**Exercise aim**
Copy out the material below in full, but not its images.

□ □ □

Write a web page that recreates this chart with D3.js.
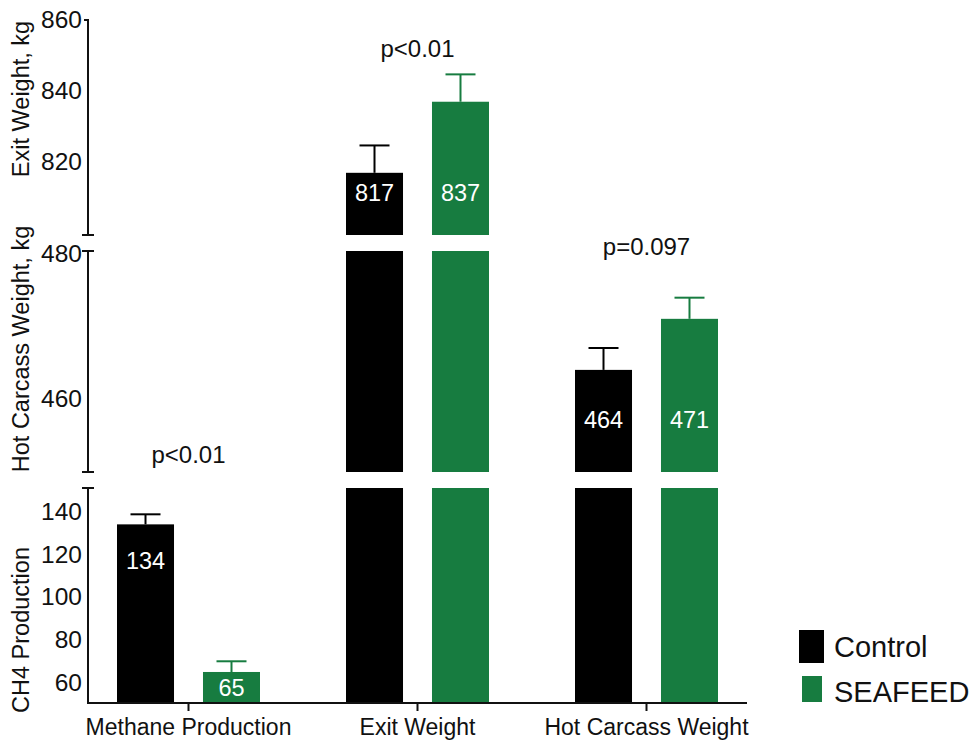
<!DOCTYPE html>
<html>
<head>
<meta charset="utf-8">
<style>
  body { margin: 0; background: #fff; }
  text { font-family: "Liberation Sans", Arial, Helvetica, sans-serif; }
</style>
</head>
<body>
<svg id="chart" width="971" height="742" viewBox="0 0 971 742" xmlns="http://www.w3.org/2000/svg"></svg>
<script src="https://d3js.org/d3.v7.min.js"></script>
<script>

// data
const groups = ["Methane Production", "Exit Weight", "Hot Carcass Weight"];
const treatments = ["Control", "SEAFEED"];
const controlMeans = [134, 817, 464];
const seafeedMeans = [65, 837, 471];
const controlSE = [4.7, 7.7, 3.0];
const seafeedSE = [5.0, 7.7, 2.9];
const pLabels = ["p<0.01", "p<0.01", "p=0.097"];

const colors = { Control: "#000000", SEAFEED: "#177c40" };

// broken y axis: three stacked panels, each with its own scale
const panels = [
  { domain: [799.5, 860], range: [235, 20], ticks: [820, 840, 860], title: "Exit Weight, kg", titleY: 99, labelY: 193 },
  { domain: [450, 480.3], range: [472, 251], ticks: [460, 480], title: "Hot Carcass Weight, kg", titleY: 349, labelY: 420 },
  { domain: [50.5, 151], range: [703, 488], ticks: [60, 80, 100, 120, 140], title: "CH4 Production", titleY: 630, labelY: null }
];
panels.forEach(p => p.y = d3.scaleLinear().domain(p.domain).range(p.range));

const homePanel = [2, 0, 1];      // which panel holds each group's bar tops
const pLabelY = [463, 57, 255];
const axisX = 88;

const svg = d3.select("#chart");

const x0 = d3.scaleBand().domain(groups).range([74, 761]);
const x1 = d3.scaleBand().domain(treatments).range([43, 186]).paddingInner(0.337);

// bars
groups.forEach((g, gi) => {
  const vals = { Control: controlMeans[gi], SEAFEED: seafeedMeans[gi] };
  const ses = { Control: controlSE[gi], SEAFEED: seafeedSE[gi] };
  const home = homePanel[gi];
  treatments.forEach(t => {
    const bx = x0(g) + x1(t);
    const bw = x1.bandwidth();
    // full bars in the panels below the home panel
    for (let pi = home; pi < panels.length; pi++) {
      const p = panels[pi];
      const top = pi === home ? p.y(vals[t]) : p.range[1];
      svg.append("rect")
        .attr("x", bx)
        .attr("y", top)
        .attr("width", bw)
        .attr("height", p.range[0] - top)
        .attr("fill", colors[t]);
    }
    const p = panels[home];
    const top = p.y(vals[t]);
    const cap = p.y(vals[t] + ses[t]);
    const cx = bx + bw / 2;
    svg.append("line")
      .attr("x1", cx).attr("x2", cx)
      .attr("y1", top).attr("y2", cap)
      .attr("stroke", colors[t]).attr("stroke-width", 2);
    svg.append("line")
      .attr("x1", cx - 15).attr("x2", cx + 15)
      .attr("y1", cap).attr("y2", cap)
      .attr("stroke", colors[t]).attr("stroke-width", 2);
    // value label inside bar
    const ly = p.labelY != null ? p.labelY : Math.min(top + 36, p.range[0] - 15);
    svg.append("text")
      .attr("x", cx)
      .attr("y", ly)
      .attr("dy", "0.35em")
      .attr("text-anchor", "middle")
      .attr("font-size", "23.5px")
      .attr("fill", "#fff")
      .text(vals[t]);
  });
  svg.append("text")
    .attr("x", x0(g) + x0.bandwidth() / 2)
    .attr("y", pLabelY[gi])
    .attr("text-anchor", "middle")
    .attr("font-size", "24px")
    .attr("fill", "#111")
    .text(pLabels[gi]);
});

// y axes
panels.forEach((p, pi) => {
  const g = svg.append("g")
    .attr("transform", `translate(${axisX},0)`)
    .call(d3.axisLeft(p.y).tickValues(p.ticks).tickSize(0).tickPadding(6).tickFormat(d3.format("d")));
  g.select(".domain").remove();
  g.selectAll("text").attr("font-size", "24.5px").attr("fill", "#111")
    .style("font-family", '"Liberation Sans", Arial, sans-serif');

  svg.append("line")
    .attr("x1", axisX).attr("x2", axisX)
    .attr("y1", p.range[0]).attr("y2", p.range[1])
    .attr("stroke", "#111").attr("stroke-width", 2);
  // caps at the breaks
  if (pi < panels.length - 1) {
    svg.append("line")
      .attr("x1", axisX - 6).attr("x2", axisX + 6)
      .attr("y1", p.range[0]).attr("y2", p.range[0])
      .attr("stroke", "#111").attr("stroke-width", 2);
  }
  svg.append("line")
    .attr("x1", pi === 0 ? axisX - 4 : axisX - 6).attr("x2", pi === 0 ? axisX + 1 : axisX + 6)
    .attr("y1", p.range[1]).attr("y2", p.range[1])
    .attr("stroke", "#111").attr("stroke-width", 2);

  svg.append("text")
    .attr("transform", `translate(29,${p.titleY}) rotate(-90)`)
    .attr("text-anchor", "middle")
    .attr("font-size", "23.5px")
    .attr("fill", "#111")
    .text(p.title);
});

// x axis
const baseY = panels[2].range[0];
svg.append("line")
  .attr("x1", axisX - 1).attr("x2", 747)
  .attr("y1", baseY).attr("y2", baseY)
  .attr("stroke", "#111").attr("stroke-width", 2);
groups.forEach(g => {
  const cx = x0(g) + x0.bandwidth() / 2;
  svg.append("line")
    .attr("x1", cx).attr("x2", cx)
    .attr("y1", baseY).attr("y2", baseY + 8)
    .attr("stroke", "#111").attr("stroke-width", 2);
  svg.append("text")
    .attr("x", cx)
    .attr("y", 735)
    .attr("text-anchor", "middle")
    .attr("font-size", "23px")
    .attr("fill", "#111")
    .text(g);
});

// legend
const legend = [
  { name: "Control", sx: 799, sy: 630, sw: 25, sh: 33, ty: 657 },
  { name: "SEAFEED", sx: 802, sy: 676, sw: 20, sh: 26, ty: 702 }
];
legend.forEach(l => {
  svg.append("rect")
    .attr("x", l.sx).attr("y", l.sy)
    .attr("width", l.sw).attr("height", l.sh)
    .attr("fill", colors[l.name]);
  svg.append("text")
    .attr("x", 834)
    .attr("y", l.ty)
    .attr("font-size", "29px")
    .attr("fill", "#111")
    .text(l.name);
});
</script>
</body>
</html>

□ □ □

**Result for this exercise**
Write a web page that recreates this chart with D3.js.
<!DOCTYPE html>
<html>
<head>
<meta charset="utf-8">
<style>
  body { margin: 0; background: #fff; }
  text { font-family: "Liberation Sans", Arial, Helvetica, sans-serif; }
</style>
</head>
<body>
<svg id="chart" width="971" height="742" viewBox="0 0 971 742" xmlns="http://www.w3.org/2000/svg"></svg>
<script src="https://d3js.org/d3.v7.min.js"></script>
<script>

// data
const groups = ["Methane Production", "Exit Weight", "Hot Carcass Weight"];
const treatments = ["Control", "SEAFEED"];
const controlMeans = [134, 817, 464];
const seafeedMeans = [65, 837, 471];
const controlSE = [4.7, 7.7, 3.0];
const seafeedSE = [5.0, 7.7, 2.9];
const pLabels = ["p<0.01", "p<0.01", "p=0.097"];

const colors = { Control: "#000000", SEAFEED: "#177c40" };

// broken y axis: three stacked panels, each with its own scale
const panels = [
  { domain: [799.5, 860], range: [235, 20], ticks: [820, 840, 860], title: "Exit Weight, kg", titleY: 99, labelY: 193 },
  { domain: [450, 480.3], range: [472, 251], ticks: [460, 480], title: "Hot Carcass Weight, kg", titleY: 349, labelY: 420 },
  { domain: [50.5, 151], range: [703, 488], ticks: [60, 80, 100, 120, 140], title: "CH4 Production", titleY: 630, labelY: null }
];
panels.forEach(p => p.y = d3.scaleLinear().domain(p.domain).range(p.range));

const homePanel = [2, 0, 1];      // which panel holds each group's bar tops
const pLabelY = [463, 57, 255];
const axisX = 88;

const svg = d3.select("#chart");

const x0 = d3.scaleBand().domain(groups).range([74, 761]);
const x1 = d3.scaleBand().domain(treatments).range([43, 186]).paddingInner(0.337);

// bars
groups.forEach((g, gi) => {
  const vals = { Control: controlMeans[gi], SEAFEED: seafeedMeans[gi] };
  const ses = { Control: controlSE[gi], SEAFEED: seafeedSE[gi] };
  const home = homePanel[gi];
  treatments.forEach(t => {
    const bx = x0(g) + x1(t);
    const bw = x1.bandwidth();
    // full bars in the panels below the home panel
    for (let pi = home; pi < panels.length; pi++) {
      const p = panels[pi];
      const top = pi === home ? p.y(vals[t]) : p.range[1];
      svg.append("rect")
        .attr("x", bx)
        .attr("y", top)
        .attr("width", bw)
        .attr("height", p.range[0] - top)
        .attr("fill", colors[t]);
    }
    const p = panels[home];
    const top = p.y(vals[t]);
    const cap = p.y(vals[t] + ses[t]);
    const cx = bx + bw / 2;
    svg.append("line")
      .attr("x1", cx).attr("x2", cx)
      .attr("y1", top).attr("y2", cap)
      .attr("stroke", colors[t]).attr("stroke-width", 2);
    svg.append("line")
      .attr("x1", cx - 15).attr("x2", cx + 15)
      .attr("y1", cap).attr("y2", cap)
      .attr("stroke", colors[t]).attr("stroke-width", 2);
    // value label inside bar
    const ly = p.labelY != null ? p.labelY : Math.min(top + 36, p.range[0] - 15);
    svg.append("text")
      .attr("x", cx)
      .attr("y", ly)
      .attr("dy", "0.35em")
      .attr("text-anchor", "middle")
      .attr("font-size", "23.5px")
      .attr("fill", "#fff")
      .text(vals[t]);
  });
  svg.append("text")
    .attr("x", x0(g) + x0.bandwidth() / 2)
    .attr("y", pLabelY[gi])
    .attr("text-anchor", "middle")
    .attr("font-size", "24px")
    .attr("fill", "#111")
    .text(pLabels[gi]);
});

// y axes
panels.forEach((p, pi) => {
  const g = svg.append("g")
    .attr("transform", `translate(${axisX},0)`)
    .call(d3.axisLeft(p.y).tickValues(p.ticks).tickSize(0).tickPadding(6).tickFormat(d3.format("d")));
  g.select(".domain").remove();
  g.selectAll("text").attr("font-size", "24.5px").attr("fill", "#111")
    .style("font-family", '"Liberation Sans", Arial, sans-serif');

  svg.append("line")
    .attr("x1", axisX).attr("x2", axisX)
    .attr("y1", p.range[0]).attr("y2", p.range[1])
    .attr("stroke", "#111").attr("stroke-width", 2);
  // caps at the breaks
  if (pi < panels.length - 1) {
    svg.append("line")
      .attr("x1", axisX - 6).attr("x2", axisX + 6)
      .attr("y1", p.range[0]).attr("y2", p.range[0])
      .attr("stroke", "#111").attr("stroke-width", 2);
  }
  svg.append("line")
    .attr("x1", pi === 0 ? axisX - 4 : axisX - 6).attr("x2", pi === 0 ? axisX + 1 : axisX + 6)
    .attr("y1", p.range[1]).attr("y2", p.range[1])
    .attr("stroke", "#111").attr("stroke-width", 2);

  svg.append("text")
    .attr("transform", `translate(29,${p.titleY}) rotate(-90)`)
    .attr("text-anchor", "middle")
    .attr("font-size", "23.5px")
    .attr("fill", "#111")
    .text(p.title);
});

// x axis
const baseY = panels[2].range[0];
svg.append("line")
  .attr("x1", axisX - 1).attr("x2", 747)
  .attr("y1", baseY).attr("y2", baseY)
  .attr("stroke", "#111").attr("stroke-width", 2);
groups.forEach(g => {
  const cx = x0(g) + x0.bandwidth() / 2;
  svg.append("line")
    .attr("x1", cx).attr("x2", cx)
    .attr("y1", baseY).attr("y2", baseY + 8)
    .attr("stroke", "#111").attr("stroke-width", 2);
  svg.append("text")
    .attr("x", cx)
    .attr("y", 735)
    .attr("text-anchor", "middle")
    .attr("font-size", "23px")
    .attr("fill", "#111")
    .text(g);
});

// legend
const legend = [
  { name: "Control", sx: 799, sy: 630, sw: 25, sh: 33, ty: 657 },
  { name: "SEAFEED", sx: 802, sy: 676, sw: 20, sh: 26, ty: 702 }
];
legend.forEach(l => {
  svg.append("rect")
    .attr("x", l.sx).attr("y", l.sy)
    .attr("width", l.sw).attr("height", l.sh)
    .attr("fill", colors[l.name]);
  svg.append("text")
    .attr("x", 834)
    .attr("y", l.ty)
    .attr("font-size", "29px")
    .attr("fill", "#111")
    .text(l.name);
});
</script>
</body>
</html>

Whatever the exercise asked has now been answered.